# [DESCRIPTION OF THE TASK]
Set all the material down again unchanged, without the pictures.

=== PROVIDED DATA ===

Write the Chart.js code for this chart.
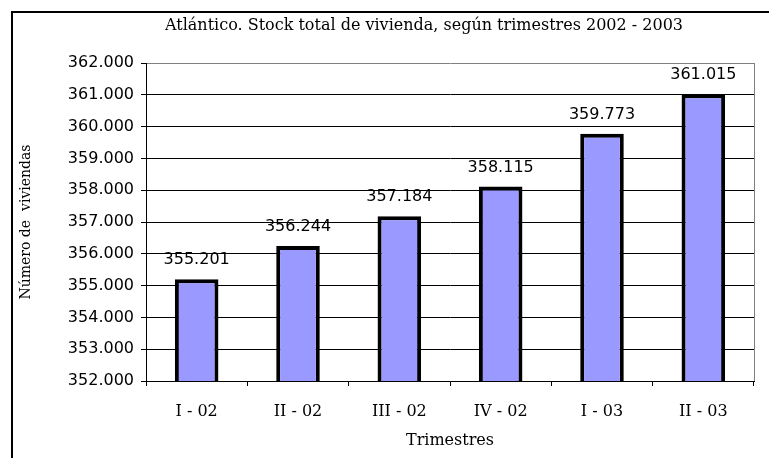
<!DOCTYPE html>
<html>
<head>
<meta charset="utf-8">
<script src="https://cdn.jsdelivr.net/npm/chart.js@4/dist/chart.umd.min.js"></script>
<style>
  html, body { margin: 0; padding: 0; background: #fff; overflow: hidden; }
  #frame { position: absolute; left: 11px; top: 11px; width: 900px; height: 600px; border-left: 2px solid #000; border-top: 2px solid #000; }
  #wrap { position: absolute; left: 0; top: 0; width: 769px; height: 458px; }
</style>
</head>
<body>
<div id="frame"></div>
<div id="wrap"><canvas id="canvas" width="769" height="458"></canvas></div>
<script>
'use strict';

const quarters = ['I - 02', 'II - 02', 'III - 02', 'IV - 02', 'I - 03', 'II - 03'];
const housingStock = [355201, 356244, 357184, 358115, 359773, 361015];
const yMin = 352000;
const yMax = 362000;
const yStep = 1000;

const chartTitle = 'Atlántico. Stock total de vivienda, según trimestres 2002 - 2003';
const yTitle = 'Número de  viviendas';
const xTitle = 'Trimestres';

function formatThousands(value) {
  return String(Math.round(value)).replace(/\B(?=(\d{3})+(?!\d))/g, '.');
}

// title, value labels above the bars and the grey right edge of the plot
const extras = {
  id: 'extras',
  afterDatasetsDraw(chart) {
    const ctx = chart.ctx;
    const area = chart.chartArea;
    ctx.save();
    ctx.strokeStyle = '#808080';
    ctx.lineWidth = 1;
    ctx.beginPath();
    ctx.moveTo(area.right + 0.5, area.top);
    ctx.lineTo(area.right + 0.5, area.bottom);
    ctx.stroke();

    ctx.fillStyle = '#000';
    ctx.textAlign = 'center';
    ctx.textBaseline = 'middle';
    ctx.font = '16px "DejaVu Serif"';
    ctx.fillText(chartTitle, 424, 26);

    ctx.font = '16px "DejaVu Sans"';
    const meta = chart.getDatasetMeta(0);
    meta.data.forEach(function(bar, i) {
      ctx.fillText(formatThousands(housingStock[i]), bar.x, bar.y - 19);
    });
    ctx.restore();
  }
};

const ctx = document.getElementById('canvas').getContext('2d');
new Chart(ctx, {
  type: 'bar',
  data: {
    labels: quarters,
    datasets: [{
      data: housingStock,
      backgroundColor: '#9999FF',
      borderColor: '#000000',
      borderWidth: 4,
      borderSkipped: false,
      barPercentage: 0.43,
      categoryPercentage: 1
    }]
  },
  plugins: [extras],
  options: {
    responsive: false,
    animation: false,
    layout: { padding: { left: 14, right: 15, top: 63, bottom: 0 } },
    plugins: {
      legend: { display: false },
      tooltip: { enabled: false },
      title: { display: false }
    },
    scales: {
      x: {
        afterFit: function(scale) { scale.height = 77; },
        border: { color: '#000', width: 1 },
        grid: { drawOnChartArea: false, drawTicks: true, tickLength: 5, tickColor: '#000', offset: true },
        ticks: {
          color: '#000',
          padding: 16,
          maxRotation: 0,
          font: { family: 'DejaVu Serif', size: 16 }
        },
        title: {
          display: true,
          text: xTitle,
          color: '#000',
          font: { family: 'DejaVu Serif', size: 16 },
          padding: { top: 0, bottom: 8 }
        }
      },
      y: {
        min: yMin,
        max: yMax,
        afterFit: function(scale) { scale.width = 132; },
        border: { color: '#000', width: 1 },
        grid: {
          color: function(c) { return c.tick && c.tick.value === yMax ? '#808080' : '#000'; },
          lineWidth: 1,
          tickLength: 5,
          tickColor: '#000'
        },
        ticks: {
          stepSize: yStep,
          color: '#000',
          padding: 7,
          font: { family: 'DejaVu Sans', size: 16 },
          callback: function(value) { return formatThousands(value); }
        },
        title: {
          display: true,
          text: yTitle,
          color: '#000',
          font: { family: 'DejaVu Serif', size: 14 },
          padding: { top: 4, bottom: 0 }
        }
      }
    }
  }
});
</script>
</body>
</html>
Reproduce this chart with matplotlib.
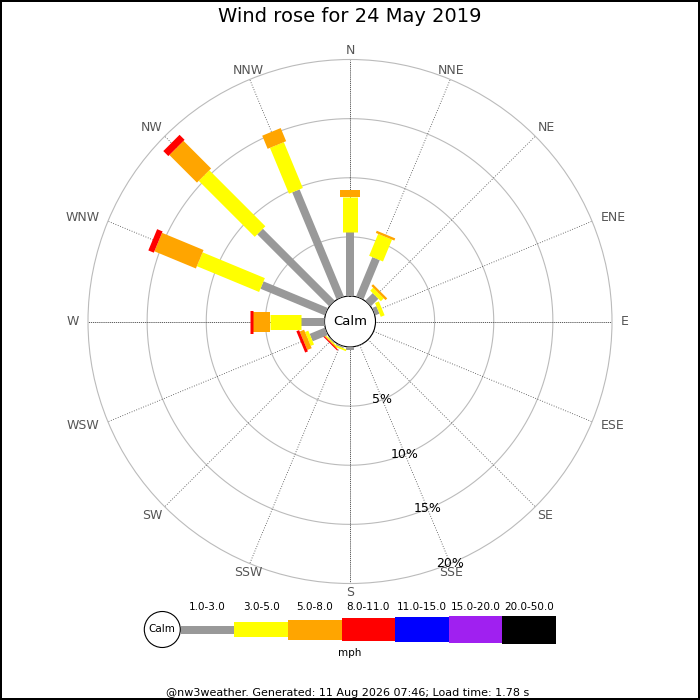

===

# [COMPLETED TASK]
Write the Chart.js code for this chart.
<!DOCTYPE html>
<html>
<head>
<meta charset="utf-8">
<script src="https://cdn.jsdelivr.net/npm/chart.js@4/dist/chart.umd.min.js"></script>
<style>
  html, body { margin: 0; padding: 0; background: #fff; overflow: hidden; }
  #frame { position: absolute; left: 11px; top: 11px; width: 900px; height: 600px; border-left: 2px solid #000; border-top: 2px solid #000; }
  #wrap { position: absolute; left: 0; top: 0; width: 769px; height: 458px; }
</style>
</head>
<body>
<div id="frame"></div>
<div id="wrap"><canvas id="canvas" width="769" height="458"></canvas></div>
<script>
'use strict';

const quarters = ['I - 02', 'II - 02', 'III - 02', 'IV - 02', 'I - 03', 'II - 03'];
const housingStock = [355201, 356244, 357184, 358115, 359773, 361015];
const yMin = 352000;
const yMax = 362000;
const yStep = 1000;

const chartTitle = 'Atlántico. Stock total de vivienda, según trimestres 2002 - 2003';
const yTitle = 'Número de  viviendas';
const xTitle = 'Trimestres';

function formatThousands(value) {
  return String(Math.round(value)).replace(/\B(?=(\d{3})+(?!\d))/g, '.');
}

// title, value labels above the bars and the grey right edge of the plot
const extras = {
  id: 'extras',
  afterDatasetsDraw(chart) {
    const ctx = chart.ctx;
    const area = chart.chartArea;
    ctx.save();
    ctx.strokeStyle = '#808080';
    ctx.lineWidth = 1;
    ctx.beginPath();
    ctx.moveTo(area.right + 0.5, area.top);
    ctx.lineTo(area.right + 0.5, area.bottom);
    ctx.stroke();

    ctx.fillStyle = '#000';
    ctx.textAlign = 'center';
    ctx.textBaseline = 'middle';
    ctx.font = '16px "DejaVu Serif"';
    ctx.fillText(chartTitle, 424, 26);

    ctx.font = '16px "DejaVu Sans"';
    const meta = chart.getDatasetMeta(0);
    meta.data.forEach(function(bar, i) {
      ctx.fillText(formatThousands(housingStock[i]), bar.x, bar.y - 19);
    });
    ctx.restore();
  }
};

const ctx = document.getElementById('canvas').getContext('2d');
new Chart(ctx, {
  type: 'bar',
  data: {
    labels: quarters,
    datasets: [{
      data: housingStock,
      backgroundColor: '#9999FF',
      borderColor: '#000000',
      borderWidth: 4,
      borderSkipped: false,
      barPercentage: 0.43,
      categoryPercentage: 1
    }]
  },
  plugins: [extras],
  options: {
    responsive: false,
    animation: false,
    layout: { padding: { left: 14, right: 15, top: 63, bottom: 0 } },
    plugins: {
      legend: { display: false },
      tooltip: { enabled: false },
      title: { display: false }
    },
    scales: {
      x: {
        afterFit: function(scale) { scale.height = 77; },
        border: { color: '#000', width: 1 },
        grid: { drawOnChartArea: false, drawTicks: true, tickLength: 5, tickColor: '#000', offset: true },
        ticks: {
          color: '#000',
          padding: 16,
          maxRotation: 0,
          font: { family: 'DejaVu Serif', size: 16 }
        },
        title: {
          display: true,
          text: xTitle,
          color: '#000',
          font: { family: 'DejaVu Serif', size: 16 },
          padding: { top: 0, bottom: 8 }
        }
      },
      y: {
        min: yMin,
        max: yMax,
        afterFit: function(scale) { scale.width = 132; },
        border: { color: '#000', width: 1 },
        grid: {
          color: function(c) { return c.tick && c.tick.value === yMax ? '#808080' : '#000'; },
          lineWidth: 1,
          tickLength: 5,
          tickColor: '#000'
        },
        ticks: {
          stepSize: yStep,
          color: '#000',
          padding: 7,
          font: { family: 'DejaVu Sans', size: 16 },
          callback: function(value) { return formatThousands(value); }
        },
        title: {
          display: true,
          text: yTitle,
          color: '#000',
          font: { family: 'DejaVu Serif', size: 14 },
          padding: { top: 4, bottom: 0 }
        }
      }
    }
  }
});
</script>
</body>
</html>
Reproduce this chart with matplotlib.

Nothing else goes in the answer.